Footnote 2: why are you creating the array inside the loop? Move it out man!

2 Likes

I did not know about Slice.literals, but this sounds like what I want.

I only need to generate this collection once, to use many times inside another method to do computations with.

It would be something like:

residuesP19 = Slice(Int32).literal(x,x,x)

But I need to programatically generate 1,658,880 (x, x ,x) data values to put in it.

The most important thing is I only want to generate this collection once, whether it be at compile or run time.

Then, how long does it take to instantiate your array?

This is a classic memoization problem to cache a heavy setup routine once. I’m not sure how others have conquered this hill, but class vars seem to be working ok for me.
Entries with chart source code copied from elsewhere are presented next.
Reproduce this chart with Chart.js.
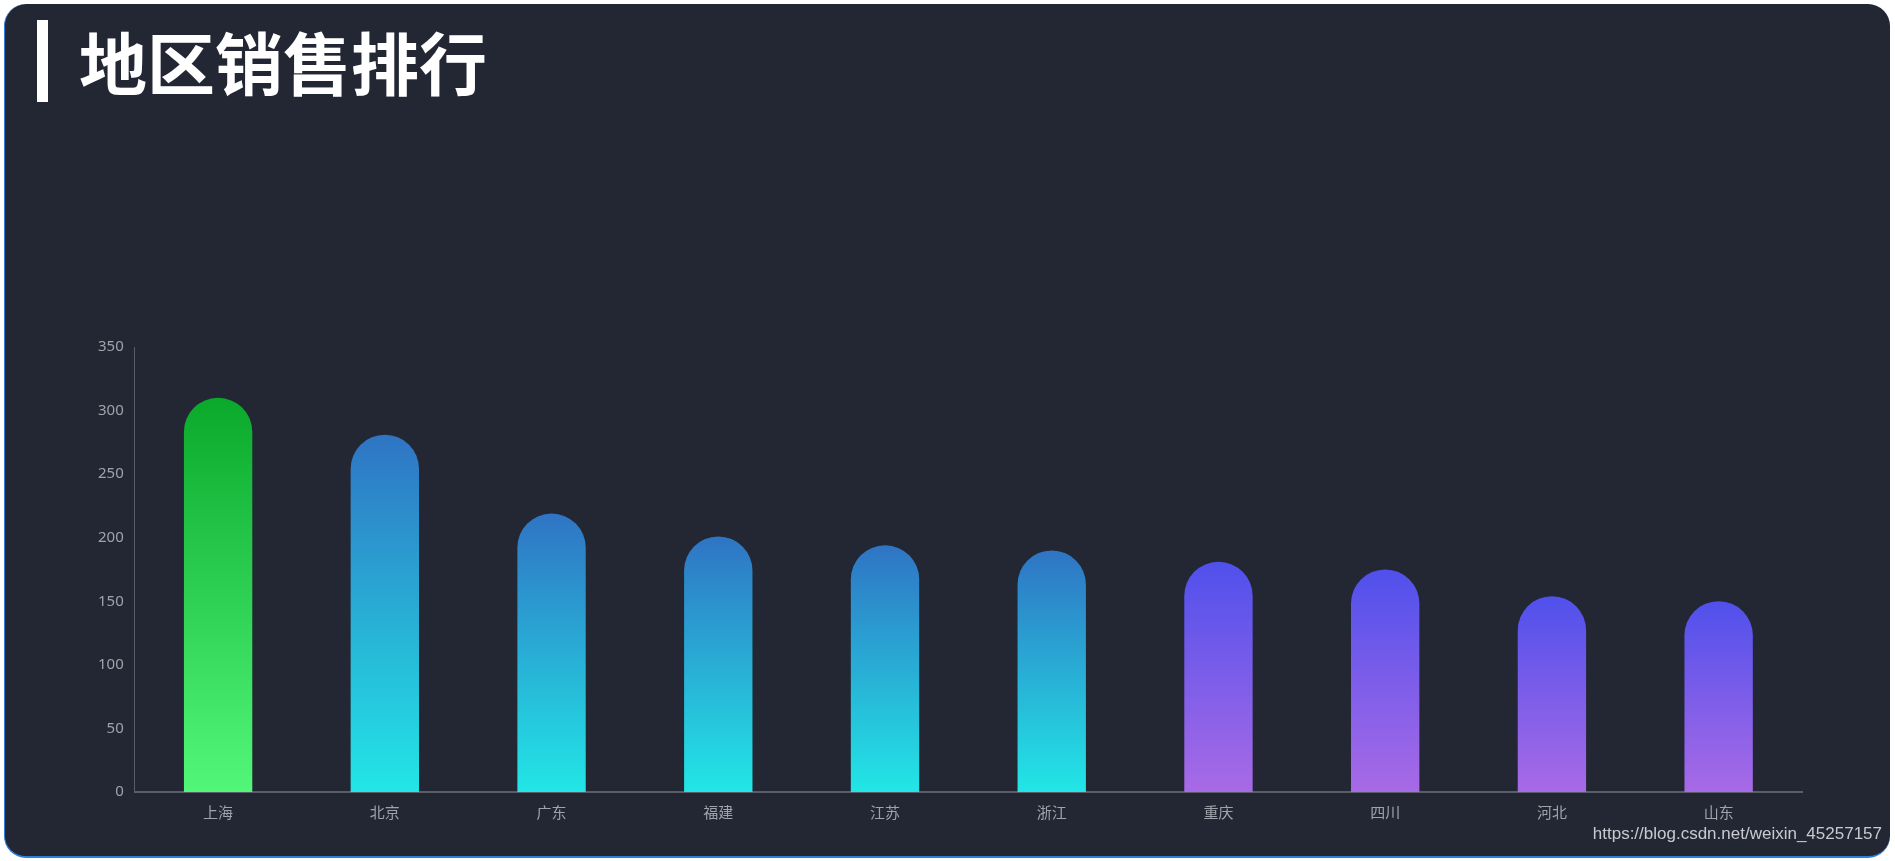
<!DOCTYPE html>
<html>
<head>
<meta charset="utf-8">
<script src="https://cdn.jsdelivr.net/npm/chart.js@4/dist/chart.umd.min.js"></script>
<style>
  html, body { margin: 0; padding: 0; background: #fff; }
  #panel {
    position: absolute; left: 4px; top: 4px; width: 1886px; height: 854px;
    background: #222733; border-radius: 22px; border-left: 1px solid #2d7fd8; border-bottom: 2px solid #2d7fd8;
    box-sizing: border-box; overflow: hidden;
  }
  #bar { position: absolute; left: 32px; top: 16px; width: 11px; height: 82px; background: #fff; }
  #title { position: absolute; left: 74px; top: 14px; color: #fff; font: bold 68px "Noto Sans CJK SC", sans-serif; line-height: 86px; letter-spacing: 0px; }
  #wm { position: absolute; right: 8px; bottom: 12px; color: #c8cad0; font: 17px "Liberation Sans", Arial, sans-serif; }
  #wrap { position: absolute; left: 0; top: 0; width: 1886px; height: 854px; }
</style>
</head>
<body>
<div id="panel">
  <div id="bar"></div>
  <div id="title">地区销售排行</div>
  <div id="wrap"><canvas id="c"></canvas></div>
  <div id="wm">https://blog.csdn.net/weixin_45257157</div>
</div>
<script>
const regions = ['上海', '北京', '广东', '福建', '江苏', '浙江', '重庆', '四川', '河北', '山东'];
const sales = [310, 281, 219, 201, 194, 190, 181, 175, 154, 150];
const yTicks = [0, 50, 100, 150, 200, 250, 300, 350];

// 颜色组：顶部 / 底部
const palettes = [
    ['#0aa92c', '#52f77a'],
    ['#2f74c4', '#22e6e6'], ['#2f74c4', '#22e6e6'], ['#2f74c4', '#22e6e6'], ['#2f74c4', '#22e6e6'], ['#2f74c4', '#22e6e6'],
    ['#5050ec', '#a86ae6'], ['#5050ec', '#a86ae6'], ['#5050ec', '#a86ae6'], ['#5050ec', '#a86ae6']
];

function barGradient(context) {
    const chart = context.chart;
    if (!chart.chartArea) return palettes[context.dataIndex][0];
    const y = chart.scales.y;
    const top = y.getPixelForValue(sales[context.dataIndex]);
    const bottom = y.getPixelForValue(0);
    const g = chart.ctx.createLinearGradient(0, top, 0, bottom);
    g.addColorStop(0, palettes[context.dataIndex][0]);
    g.addColorStop(1, palettes[context.dataIndex][1]);
    return g;
}

new Chart(document.getElementById('c'), {
    type: 'bar',
    data: {
        labels: regions,
        datasets: [{
            data: sales,
            backgroundColor: barGradient,
            borderRadius: { topLeft: 34, topRight: 34, bottomLeft: 0, bottomRight: 0 },
            borderSkipped: 'bottom',
            barPercentage: 0.41,
            categoryPercentage: 1
        }]
    },
    options: {
        responsive: true,
        maintainAspectRatio: false,
        animation: false,
        layout: { padding: { top: 343, left: 90, right: 89, bottom: 34 } },
        plugins: { legend: { display: false }, tooltip: { enabled: false } },
        scales: {
            x: {
                grid: { display: false },
                border: { color: '#5a5d66', width: 2 },
                ticks: { color: '#a0a3ab', font: { size: 15, family: 'Noto Sans CJK SC' } }
            },
            y: {
                min: 0, max: 350,
                afterBuildTicks: axis => { axis.ticks = yTicks.map(v => ({ value: v })); },
                grid: { display: false },
                border: { color: '#5a5d66', width: 1 },
                ticks: { color: '#a0a3ab', font: { size: 15, family: 'Noto Sans' } }
            }
        }
    }
});
</script>
</body>
</html>
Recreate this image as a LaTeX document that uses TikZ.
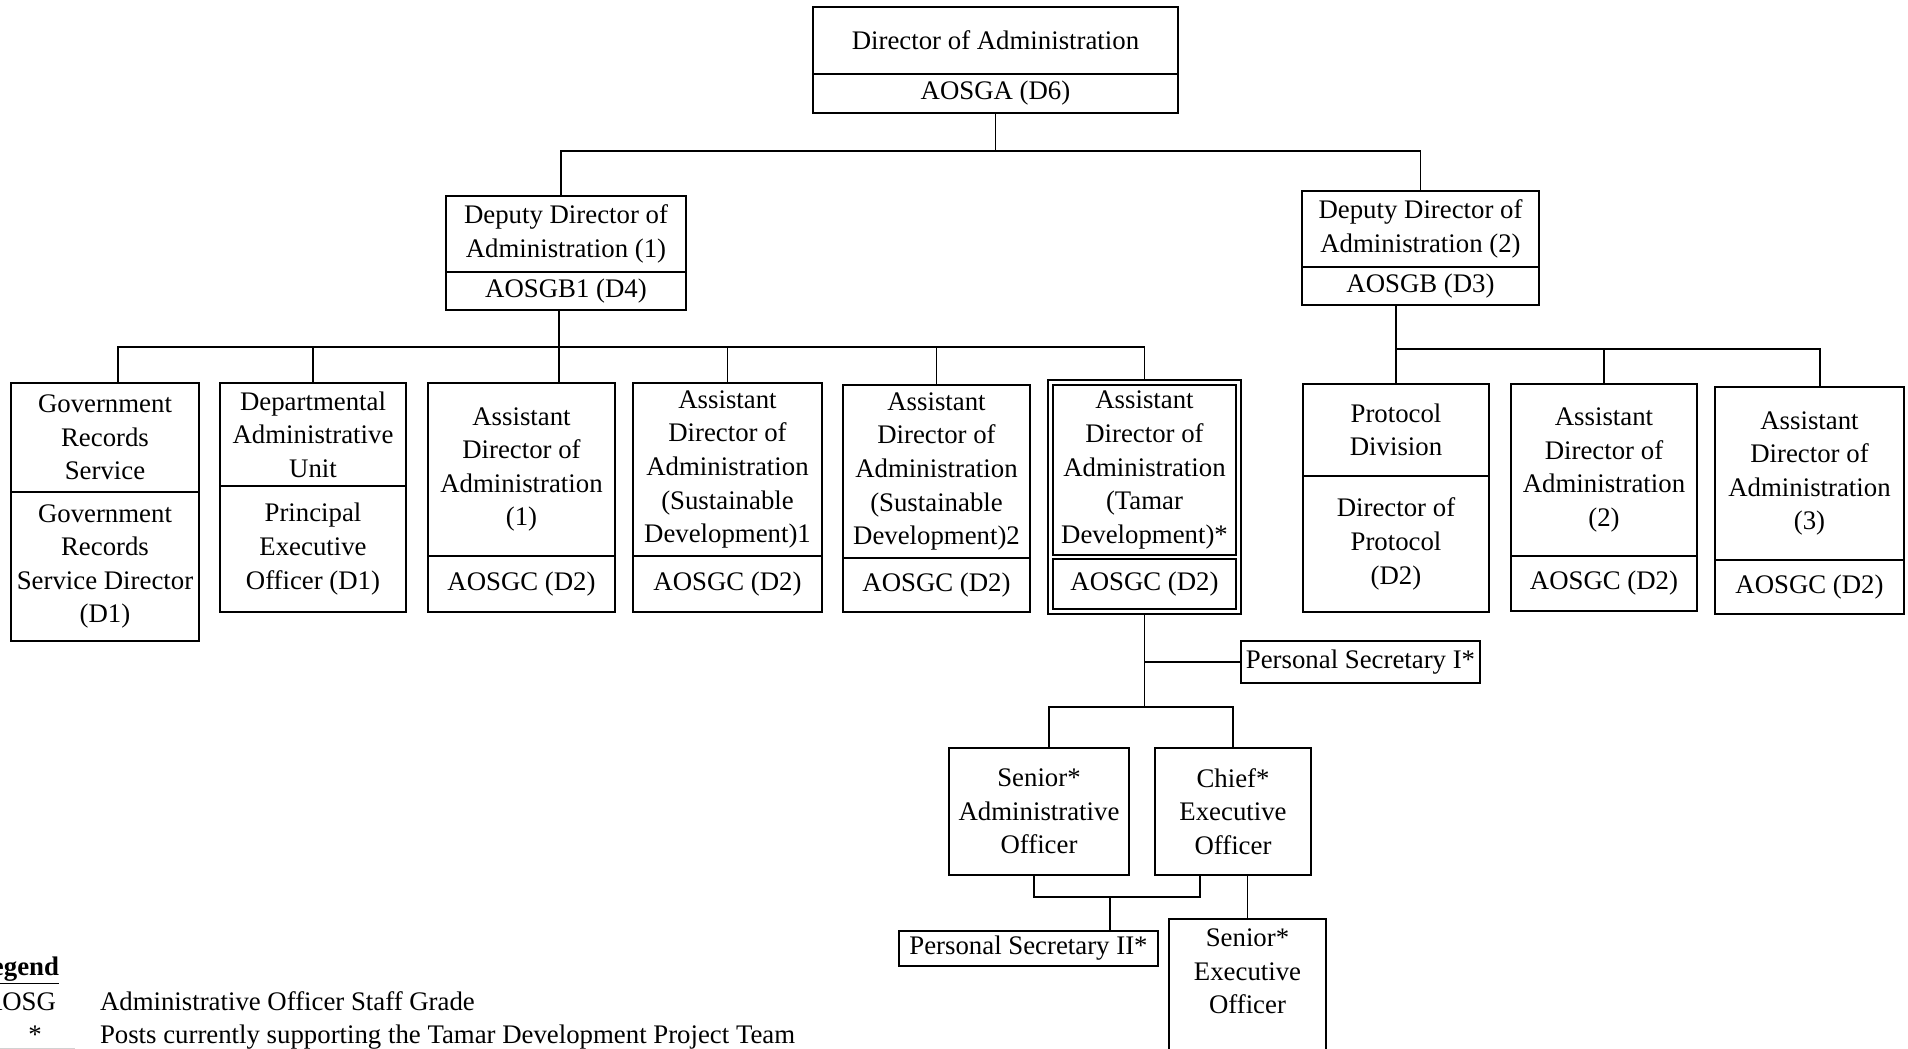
\documentclass[tikz,border=0pt]{standalone}
\usepackage{fontspec}
\setmainfont{Liberation Serif}
\usetikzlibrary{positioning,fit}

\tikzset{
	box/.style={draw, line width=0.7pt, inner sep=1pt, outer sep=0pt, align=center, font=\fontsize{13.4}{16.8}\selectfont},
	link/.style={line width=0.7pt},
	plain/.style={inner sep=0pt, outer sep=0pt, font=\fontsize{13.4}{16.8}\selectfont}
}

\begin{document}
\begin{tikzpicture}[x=0.5pt, y=-0.5pt]
		\useasboundingbox (0,0) rectangle (1908,1049);
		\clip (0,0) rectangle (1908,1049);

		\node[box, minimum width=182.5pt, minimum height=33.5pt] (dir) at (995.5,40.5) {Director of Administration};
		\node[box, minimum width=182.5pt, minimum height=19.5pt, below=0pt of dir] (dirg) {AOSGA (D6)};

		\node[box, minimum width=120pt, minimum height=38pt] (dd1) at (566,234) {Deputy Director of\\Administration (1)};
		\node[box, minimum width=120pt, minimum height=19pt, below=0pt of dd1] (dd1g) {AOSGB1 (D4)};
		\node[box, minimum width=118.5pt, minimum height=38pt] (dd2) at (1420.5,229) {Deputy Director of\\Administration (2)};
		\node[box, minimum width=118.5pt, minimum height=19pt, below=0pt of dd2] (dd2g) {AOSGB (D3)};

		\node[box, minimum width=94pt, minimum height=54.5pt] (grs) at (105,437.5) {Government\\Records\\Service};
		\node[box, minimum width=94pt, minimum height=74.5pt, below=0pt of grs] (grsg) {Government\\Records\\Service Director\\(D1)};
		\node[box, minimum width=93pt, minimum height=51.5pt] (dau) at (313,434.5) {Departmental\\Administrative\\Unit};
		\node[box, minimum width=93pt, minimum height=63pt, below=0pt of dau] (daug) {Principal\\Executive\\Officer (D1)};
		\node[box, minimum width=93.5pt, minimum height=86.5pt] (ada1) at (521.5,469.5) {Assistant\\Director of\\Administration\\(1)};
		\node[box, minimum width=93.5pt, minimum height=28pt, below=0pt of ada1] (ada1g) {AOSGC (D2)};
		\node[box, minimum width=94.5pt, minimum height=86.5pt] (ads1) at (727.5,469.5) {Assistant\\Director of\\Administration\\(Sustainable\\Development)1};
		\node[box, minimum width=94.5pt, minimum height=28pt, below=0pt of ads1] (ads1g) {AOSGC (D2)};
		\node[box, minimum width=93.5pt, minimum height=86.5pt] (ads2) at (936.5,471.5) {Assistant\\Director of\\Administration\\(Sustainable\\Development)2};
		\node[box, minimum width=93.5pt, minimum height=27pt, below=0pt of ads2] (ads2g) {AOSGC (D2)};
		\node[box, minimum width=91.5pt, minimum height=85pt] (adt) at (1144.5,470) {Assistant\\Director of\\Administration\\(Tamar\\Development)*};
		\node[box, minimum width=91.5pt, minimum height=25pt, below=2pt of adt] (adtg) {AOSGC (D2)};
		\node[draw, line width=0.7pt, inner sep=2.5pt, outer sep=0pt, fit=(adt)(adtg)] (adtbox) {};

		\node[box, minimum width=93pt, minimum height=46pt] (prot) at (1396,430) {Protocol\\Division};
		\node[box, minimum width=93pt, minimum height=68pt, below=0pt of prot] (protg) {Director of\\Protocol\\(D2)};
		\node[box, minimum width=93pt, minimum height=86pt] (ada2) at (1604,470) {Assistant\\Director of\\Administration\\(2)};
		\node[box, minimum width=93pt, minimum height=27.5pt, below=0pt of ada2] (ada2g) {AOSGC (D2)};
		\node[box, minimum width=94.5pt, minimum height=86.5pt] (ada3) at (1809.5,473.5) {Assistant\\Director of\\Administration\\(3)};
		\node[box, minimum width=94.5pt, minimum height=27pt, below=0pt of ada3] (ada3g) {AOSGC (D2)};

		\node[box, minimum width=119.5pt, minimum height=21pt] (ps1) at (1360.5,662) {Personal Secretary I*};
		\node[box, minimum width=90pt, minimum height=63.5pt] (sao) at (1039,811.5) {Senior*\\Administrative\\Officer};
		\node[box, minimum width=78pt, minimum height=63.5pt] (ceo) at (1233,811.5) {Chief*\\Executive\\Officer};
		\node[box, minimum width=129.5pt, minimum height=17.5pt] (ps2) at (1028.5,948.5) {Personal Secretary II*};
		\node[box, minimum width=78.5pt, minimum height=74pt] (seo) at (1247.5,993) {Senior*\\Executive\\Officer\\\strut};

		\coordinate (b1) at ([yshift=-19pt]dirg.south);
		\draw[link] (dirg.south) -- (b1);
		\draw[link] ([xshift=-2.5pt]dd1.north) |- (b1) -| (dd2.north);

		\coordinate (b2) at ([yshift=-18.5pt]dd1g.south);
		\coordinate (dd1j) at ([xshift=-3.5pt]dd1g.south);
		\draw[link] (dd1j) -- (dd1j |- ada1.north);
		\draw[link] ([xshift=6.5pt]grs.north) |- (b2) -| (adtbox.north);
		\foreach \n in {dau,ads1,ads2}
			\draw[link] (b2 -| \n.north) -- (\n.north);

		\coordinate (b3) at ([yshift=-22pt]dd2g.south);
		\draw[link] (prot.north |- dd2g.south) -- (prot.north);
		\draw[link] (prot.north |- b3) -| ([xshift=5.25pt]ada3.north);
		\draw[link] (b3 -| ada2.north) -- (ada2.north);

		\coordinate (b4) at ([yshift=-46.5pt]adtbox.south);
		\draw[link] (adtbox.south) -- (b4);
		\draw[link] (adtbox.south |- ps1.west) -- (ps1.west);
		\draw[link] ([xshift=5pt]sao.north) |- (b4) -| (ceo.north);

		\coordinate (b5) at ([yshift=-11pt]sao.south);
		\coordinate (ceoj) at ([xshift=-16.5pt]ceo.south);
		\coordinate (ps2j) at ([xshift=40.75pt]ps2.north);
		\draw[link] ([xshift=-2.5pt]sao.south) |- (b5 -| ceoj) -- (ceoj);
		\draw[link] (ps2j) -- (ps2j |- b5);
		\draw[link] (seo.north) -- (seo.north |- ceo.south);

		\node[plain, anchor=base east] (leg) at (59,975) {\textbf{\underline{Legend}}};
		\node[plain, anchor=base east] (aosg) at (56,1010) {AOSG};
		\node[plain, anchor=base west] (aosgtxt) at (100,1010) {Administrative Officer Staff Grade};
		\node[plain, anchor=base] (star) at (35,1043) {*};
		\node[plain, anchor=base west] (startxt) at (100,1043) {Posts currently supporting the Tamar Development Project Team};
		\draw[gray!35, line width=0.5pt] (0,1048) -- (75,1048);
\end{tikzpicture}
\end{document}
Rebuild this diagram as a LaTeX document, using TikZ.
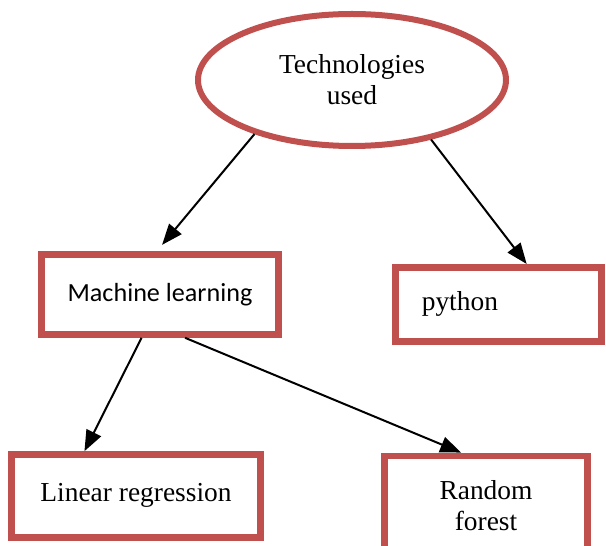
\documentclass[tikz,border=0pt]{standalone}
\usepackage{fontspec}
\setmainfont{Liberation Serif}
\newfontfamily\mlfont{Carlito}
\usetikzlibrary{shapes.geometric,arrows.meta}
\definecolor{boxred}{HTML}{C0504D}

\begin{document}
\begin{tikzpicture}[>={Triangle[length=0.52cm,width=0.4cm]}]
\useasboundingbox (0,0) rectangle (15.15,13.65);
\begin{scope}[every node/.style={rectangle,draw=boxred,line width=0.17cm,fill=white,
    align=center,font=\fontsize{19.5}{22}\selectfont}]
    \node[ellipse,line width=0.15cm,minimum width=7.7cm,minimum height=3.3cm] (T) at (8.8,11.65) {Technologies\\used};
    \node[minimum width=5.92cm,minimum height=2cm,font=\mlfont\fontsize{18.6}{22}\selectfont] (M) at (4,6.29) {Machine learning};
    \node[minimum height=1.85cm,text width=3.83cm,inner xsep=0.66cm,align=left] (P) at (12.46,6.04) {python};
    \node[minimum width=6.22cm,minimum height=2.07cm] (L) at (3.4,1.25) {\raisebox{0.2cm}{Linear regression}};
    \node[minimum width=5.07cm,minimum height=2.5cm] (R) at (12.15,1.0) {Random\\forest};
\end{scope}

\begin{scope}[every edge/.style={draw=black,line width=0.05cm}]
    \path [->] (T.209) edge[shorten >=0.2cm] (M.94);
    \path [->] (T.323) edge (P.55);
    \path [->] (M.247) edge (L.139);
    \path [->] (M.300) edge (R.115);
\end{scope}
\end{tikzpicture}
\end{document}
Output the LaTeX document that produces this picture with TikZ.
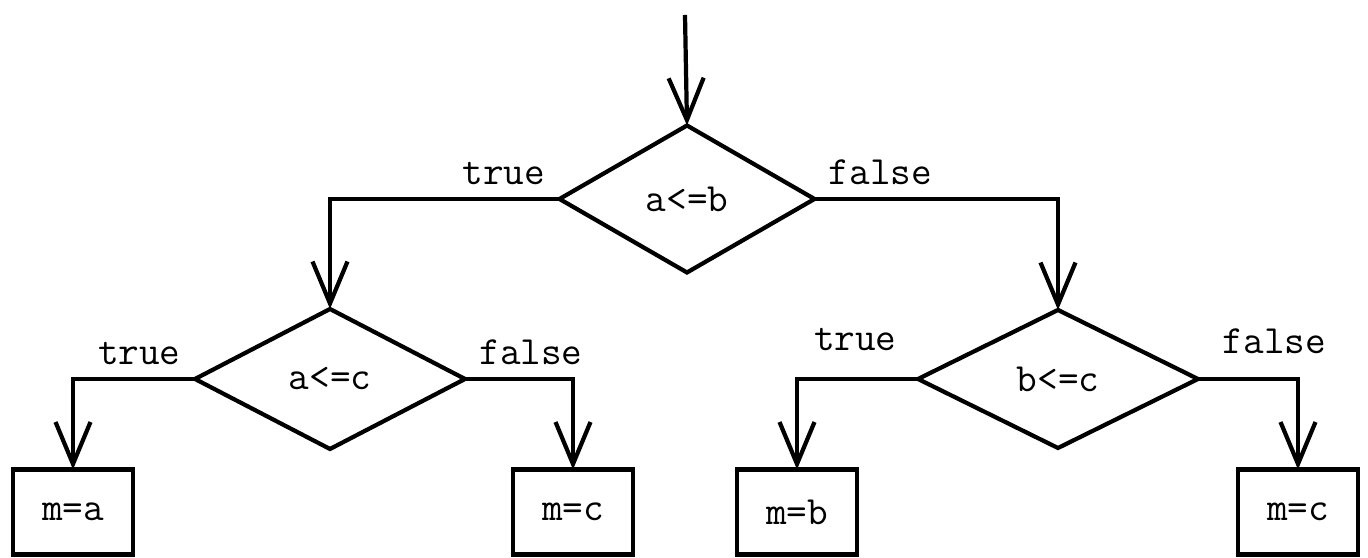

This little script is pseudo-code but you can see the pattern.

class Foo
@@bigTable : Array(SomeStruct)?
@@mutex = Mutex.new

def memoize_big_table : Void
@@mutex.synchronize.do
@@bigTable ||= long_running_setup
end
return Void # defeat implicit return for lazy init / call to memoize
end

def bigTable : Array(SomeStruct)
@@bigTable || Array(SomeStruct).new { SomeStruct.zero }
end

def long_running_setup : Array(SomeStruct)
a = Array(SomeStruct).new
# your init code
return a
end
end

after this runs once it should technicall be cached for all subsequent calls to for as long as the process is running. The mutex may not be necessary for your application, but if it’s possible for multi-threaded / fiber based clients to call the init simulatenously it’s a good idea to protect it to avoid a race condition.

This works fine also if the class var is set to itself as the type. Just use something like @@cachedFoo : Foo? and adjust to suit. I prefer explicit calls during setup to invoke the memoization function before making it available in hot paths but you don’t have to do it that way. You could just set it in the getter directly with something like this.

def bigTable : Foo
@@achedFoo ||= long_running_returns_Foo
end

If there’s a more canonical way to do this I’m all ears! cheers

Thanks for the suggestion.
I’ll study it and see if it can fit my use cases.